L’intensification des tensions que subissent les entreprises chinoises se répercute sur les banques du pays. Selon la présente édition du rapport, en Chine, les prêts bancaires aux entreprises qui pourraient être compromis pourraient se traduire par des pertes bancaires équivalant à près de 7 % du PIB.
«Ce chiffre pourrait certes paraître considérable mais il n’en demeure pas moins gérable compte tenu des marges de manœuvre dont disposent les banques et les autorités et de la solidité que continue d’afficher la croissance économique » a signalé M. Viñals. «Il importe en outre de préciser que les autorités chinoises sont conscientes de ces vulnérabilités et qu’elles prennent des mesures pour faire face au surendettement des entreprises».

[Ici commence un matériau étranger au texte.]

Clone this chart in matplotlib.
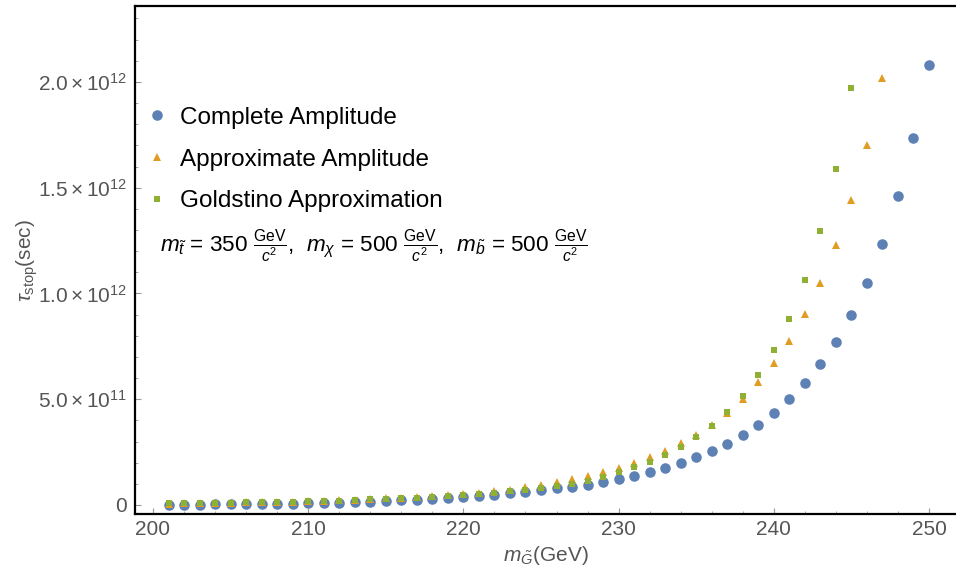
import numpy as np
import matplotlib
matplotlib.use("Agg")
import matplotlib.pyplot as plt
from matplotlib.ticker import MultipleLocator

plt.rcParams["font.family"] = ["Liberation Sans", "DejaVu Sans"]
plt.rcParams["mathtext.fontset"] = "custom"
plt.rcParams["mathtext.rm"] = "Liberation Sans"
plt.rcParams["mathtext.it"] = "Liberation Sans:italic"
plt.rcParams["mathtext.bf"] = "Liberation Sans:bold"

# gravitino mass (GeV)
m_gravitino = np.arange(201, 251)

# stop lifetime in units of 1e12 s
tau_complete = [
    0.001, 0.0015, 0.002, 0.0025, 0.003, 0.004, 0.005, 0.006, 0.007, 0.008,
    0.010, 0.011, 0.013, 0.016, 0.019, 0.022, 0.025, 0.029, 0.033, 0.038,
    0.043, 0.049, 0.055, 0.062, 0.069, 0.078, 0.087, 0.096, 0.107, 0.121,
    0.137, 0.155, 0.175, 0.197, 0.226, 0.255, 0.290, 0.331, 0.378, 0.434,
    0.499, 0.575, 0.667, 0.772, 0.898, 1.051, 1.235, 1.462, 1.737, 2.079,
]
tau_approx = [
    0.007, 0.008, 0.009, 0.010, 0.011, 0.012, 0.013, 0.015, 0.016, 0.018,
    0.020, 0.022, 0.025, 0.028, 0.031, 0.034, 0.037, 0.041, 0.046, 0.051,
    0.057, 0.065, 0.073, 0.083, 0.094, 0.107, 0.121, 0.138, 0.157, 0.176,
    0.197, 0.225, 0.257, 0.292, 0.331, 0.378, 0.436, 0.501, 0.580, 0.673,
    0.777, 0.902, 1.051, 1.229, 1.442, 1.702, 2.017,
]
tau_goldstino = [
    0.008, 0.008, 0.009, 0.010, 0.011, 0.012, 0.013, 0.014, 0.015, 0.017,
    0.019, 0.021, 0.023, 0.026, 0.030, 0.032, 0.035, 0.038, 0.043, 0.046,
    0.051, 0.057, 0.065, 0.072, 0.080, 0.090, 0.099, 0.113, 0.134, 0.156,
    0.178, 0.205, 0.238, 0.276, 0.321, 0.375, 0.438, 0.517, 0.613, 0.733,
    0.879, 1.062, 1.296, 1.590, 1.973,
]

y_ticks = [0.0, 0.5e12, 1.0e12, 1.5e12, 2.0e12]
y_tick_labels = ["0", r"$5.0\times10^{11}$", r"$1.0\times10^{12}$",
                 r"$1.5\times10^{12}$", r"$2.0\times10^{12}$"]

BLUE = "#5E81B5"
ORANGE = "#E19C24"
GREEN = "#8FB032"
GRAY = "#555555"

fig = plt.figure(figsize=(9.56, 5.81), dpi=100)
ax = fig.add_axes([0.1412, 0.1153, 0.8588, 0.8744])

ax.plot(m_gravitino, np.array(tau_complete) * 1e12, "o", color=BLUE,
        ms=7.6, mew=0, label="Complete Amplitude")
ax.plot(m_gravitino[:len(tau_approx)], np.array(tau_approx) * 1e12, "^",
        color=ORANGE, ms=6.3, mew=0, label="Approximate Amplitude")
ax.plot(m_gravitino[:len(tau_goldstino)], np.array(tau_goldstino) * 1e12, "s",
        color=GREEN, ms=4.4, mew=0, label="Goldstino Approximation")

ax.set_xlim(198.84, 251.74)
ax.set_ylim(-0.0426e12, 2.359e12)

ax.set_xticks([200, 210, 220, 230, 240, 250])
ax.xaxis.set_minor_locator(MultipleLocator(2))
ax.set_yticks(y_ticks)
ax.set_yticklabels(y_tick_labels)
ax.yaxis.set_minor_locator(MultipleLocator(1e11))

ax.tick_params(which="both", direction="in", colors="#999999",
               labelcolor=GRAY, labelsize=15)
ax.tick_params(which="major", length=4, width=0.8, pad=4)
ax.tick_params(which="minor", length=2, width=0.6)
ax.tick_params(axis="y", which="major", pad=6)

for side in ["left", "top", "bottom"]:
    ax.spines[side].set_linewidth(1.6)
    ax.spines[side].set_color("black")
ax.spines["right"].set_visible(False)

ax.set_xlabel(r"$m_{\tilde{G}}$(GeV)", fontsize=15, color=GRAY, labelpad=4)
ax.set_ylabel(r"$\tau_{\mathrm{stop}}$(sec)", fontsize=15, color=GRAY,
              labelpad=-2)

ax.legend(loc="upper left", bbox_to_anchor=(0.012, 0.802), frameon=False,
          fontsize=17.5, handlelength=1.0, handletextpad=0.45,
          labelspacing=0.82, borderpad=0, borderaxespad=0)

ax.text(0.03, 0.527,
        r"$m_{\tilde{t}}$ = 350 $\frac{\mathrm{GeV}}{c^2}$,  "
        r"$m_{\chi}$ = 500 $\frac{\mathrm{GeV}}{c^2}$,  "
        r"$m_{\tilde{b}}$ = 500 $\frac{\mathrm{GeV}}{c^2}$",
        transform=ax.transAxes, fontsize=16.2, va="center", ha="left")

fig.savefig("out.png", dpi=100)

L’ampleur de ces vulnérabilités exige, selon le FMI, un plan d’action ambitieux visant à corriger le surendettement des entreprises, à renforcer les banques, et à mettre à niveau le dispositif de supervision afin d’accompagner un système financier de plus en plus complexe.
Au-delà de la politique monétaire
Le FMI estime qu’en conjuguant leurs efforts les dirigeants peuvent consolider la croissance et la stabilité financière par-delà l’actuel scénario de référence. Ils doivent déployer des panoplies de mesures plus puissantes et plus équilibrées, en s’affranchissant de la dépendance excessive à l’égard de la politique monétaire. La politique monétaire reste certes déterminante mais elle ne saurait suffire. Il est essentiel de mettre en œuvre des réformes structurelles bien conçues et de mener une politique budgétaire d’accompagnement propice à la croissance. En outre, des politiques financières plus vigoureuses doivent être engagées pour conforter la résilience. À l’échelle mondiale, il importe de parachever et d’exécuter le travail de réforme de la réglementation financière, y compris pour les établissements non bancaires. Toutes ces initiatives contribueront à équilibrer l’ensemble des politiques engagées et à leur donner plus de vigueur et d’efficacité.